The second problem associated with the 1990 reforms are the high Midwest gas prices. The Environmental Protection Agency mandates the equivalent of specialized, gourmet gasoline in Milwaukee and Chicago, a recipe that even changes by season. (The industry says the agency requires four different gasoline blends between Chicago and St. Louis alone, a distance of 300 miles. Thirty-three of the 62 products that go into the mixture must be shipped separately.) There is relatively little demand outside those cities for the product, and manufacturers keep correspondingly reduced amounts on hand.

Hence, anytime there is a disruption in delivery, as happened with pipelines serving the Chicago area, it is difficult to find more supplies of it. The result is higher gas prices. A June 16 analysis from the Congressional Research Service reports that Chicago's reformulated gasoline (RFG) prices are running about 50 cents higher than the rest of the nation's. Perhaps 25 cents of that difference results from supply problems, the service concluded, and another 25 cents to the "unique" requirements for RFG gas there.

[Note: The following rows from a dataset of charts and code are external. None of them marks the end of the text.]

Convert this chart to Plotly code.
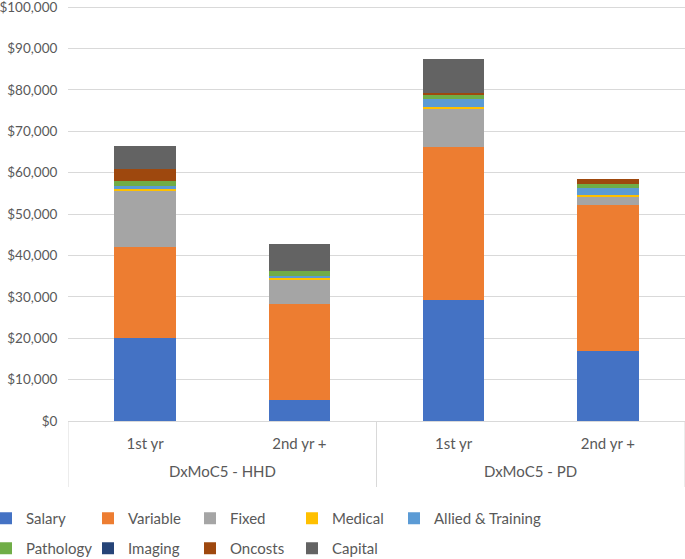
import plotly.graph_objects as go

# categories (group, sub-category)
groups = ["DxMoC5 - HHD", "DxMoC5 - PD"]
subs = ["1st yr", "2nd yr +"]

# cost components per bar (AUD)
salary = [20000, 5000, 29200, 16800]
variable = [22000, 23200, 37100, 35500]
fixed = [13800, 6100, 9100, 1900]
medical = [300, 400, 500, 400]
allied = [600, 300, 1900, 1600]
pathology = [1200, 1300, 900, 1200]
imaging = [0, 0, 0, 0]
oncosts = [2900, 0, 500, 1100]
capital = [5700, 6600, 8200, 0]

y_ticks = list(range(0, 100001, 10000))

keys = [g + " | " + s for g in groups for s in subs]
tick_text = [s for _ in groups for s in subs]

# (name, values, colour, legend row, slot in row)
series = [
    ("Salary", salary, "#4472C4", 0, 0),
    ("Variable", variable, "#ED7D31", 0, 1),
    ("Fixed", fixed, "#A5A5A5", 0, 2),
    ("Medical", medical, "#FFC000", 0, 3),
    ("Allied & Training", allied, "#5B9BD5", 0, 4),
    ("Pathology", pathology, "#70AD47", 1, 0),
    ("Imaging", imaging, "#264478", 1, 1),
    ("Oncosts", oncosts, "#9E480E", 1, 2),
    ("Capital", capital, "#636363", 1, 3),
]

font = dict(family="Lato, 'Open Sans', sans-serif", color="#595959")

fig = go.Figure()
legends = {}
slot_w = 102          # px between legend entries
plot_w = 685 - 68
plot_h = 421 - 6
for name, vals, color, row, slot in series:
    # one legend per entry keeps the Excel-like fixed grid without clipping
    leg = "legend" if not legends else "legend%d" % (len(legends) + 1)
    legends[leg] = dict(
        x=(slot * slot_w - 14 - 68) / plot_w,
        y=-(502 - 421 + row * 30) / plot_h,
        xanchor="left", yanchor="top", orientation="h",
        font=dict(size=15, **font), itemwidth=30, bgcolor="rgba(0,0,0,0)",
    )
    fig.add_trace(go.Bar(
        x=keys, y=vals, name=name,
        marker=dict(color=color, line=dict(width=0)),
        legend=leg, showlegend=True,
    ))

# group labels under each pair of bars, and divider lines between groups
n_sub = len(subs)
annotations = []
shapes = []
for i, g in enumerate(groups):
    annotations.append(dict(
        x=i * n_sub + (n_sub - 1) / 2, xref="x", y=-50 / plot_h, yref="paper",
        text=g, showarrow=False, yanchor="middle",
        font=dict(size=15, **font),
    ))
for i in range(len(groups) + 1):
    xb = i * n_sub - 0.5
    shapes.append(dict(
        type="line", xref="x", yref="paper", x0=xb, x1=xb, y0=0, y1=-66 / plot_h,
        line=dict(color="#d9d9d9", width=1),
    ))

fig.update_layout(
    width=685, height=559,
    margin=dict(l=68, r=0, t=6, b=138, autoexpand=False),
    barmode="stack", bargap=0.6,
    plot_bgcolor="white", paper_bgcolor="white",
    font=font, showlegend=True,
    annotations=annotations, shapes=shapes,
    **legends,
)
fig.update_yaxes(
    # a little headroom so the $100,000 tick and gridline are not dropped at the edge
    range=[0, 100300], tickmode="array", tickvals=y_ticks, tickformat="$,.0f",
    showgrid=True, gridcolor="#d9d9d9", gridwidth=1, zeroline=False,
    tickfont=dict(size=13.5, **font), ticklabeloverflow="allow",
    ticks="outside", ticklen=7, tickcolor="rgba(0,0,0,0)",
)
fig.update_xaxes(
    type="category", tickvals=keys, ticktext=tick_text,
    range=[-0.5, len(keys) - 0.5],
    showline=True, linecolor="#d9d9d9",
    tickfont=dict(size=15, **font), ticks="", ticklabelstandoff=9,
    automargin=False,
)

# the page's default 8px body margin would push the chart off its 685x559 frame
fig.write_html("out.html", config={"displayModeBar": False},
               post_script="document.body.style.margin='0';")
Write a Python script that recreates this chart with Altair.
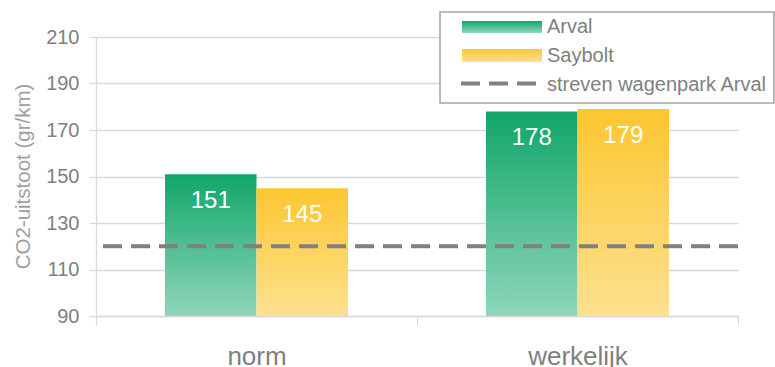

So what are the good people of Chicago and Milwaukee getting for all their gas money? Not much. In a report released in May 1999, scientists with the National Research Council, an arm of the National Academy of Science, examined the alleged environmental benefits of RFG and found them as insubstantial as the smog they were supposed to reduce. "Although long-term trends in peak ozone in the United States appear to be downward," the scientists said, "it is not certain that any part of these trends can be significantly attributed to the use of RFG." Part of the problem, they explained, is that "a sizable portion" of smog ingredients comes from a relatively small number of high-emission cars, and "there is great uncertainty over how rfg affects emissions from high emitting vehicles." Interestingly, the industry, like Mr. Gore, does not want the standards relaxed for fear it will simply reduce the already small incentive refiners have to make RFG in the first place.

Charging gasoline consumers high prices for little or no environmental benefit does not leave Mr. Gore or this administration in the strongest position to accuse others of "price gouging." If anything, the federal government is more guilty than oil companies. Don't expect the FTC to investigate anytime soon.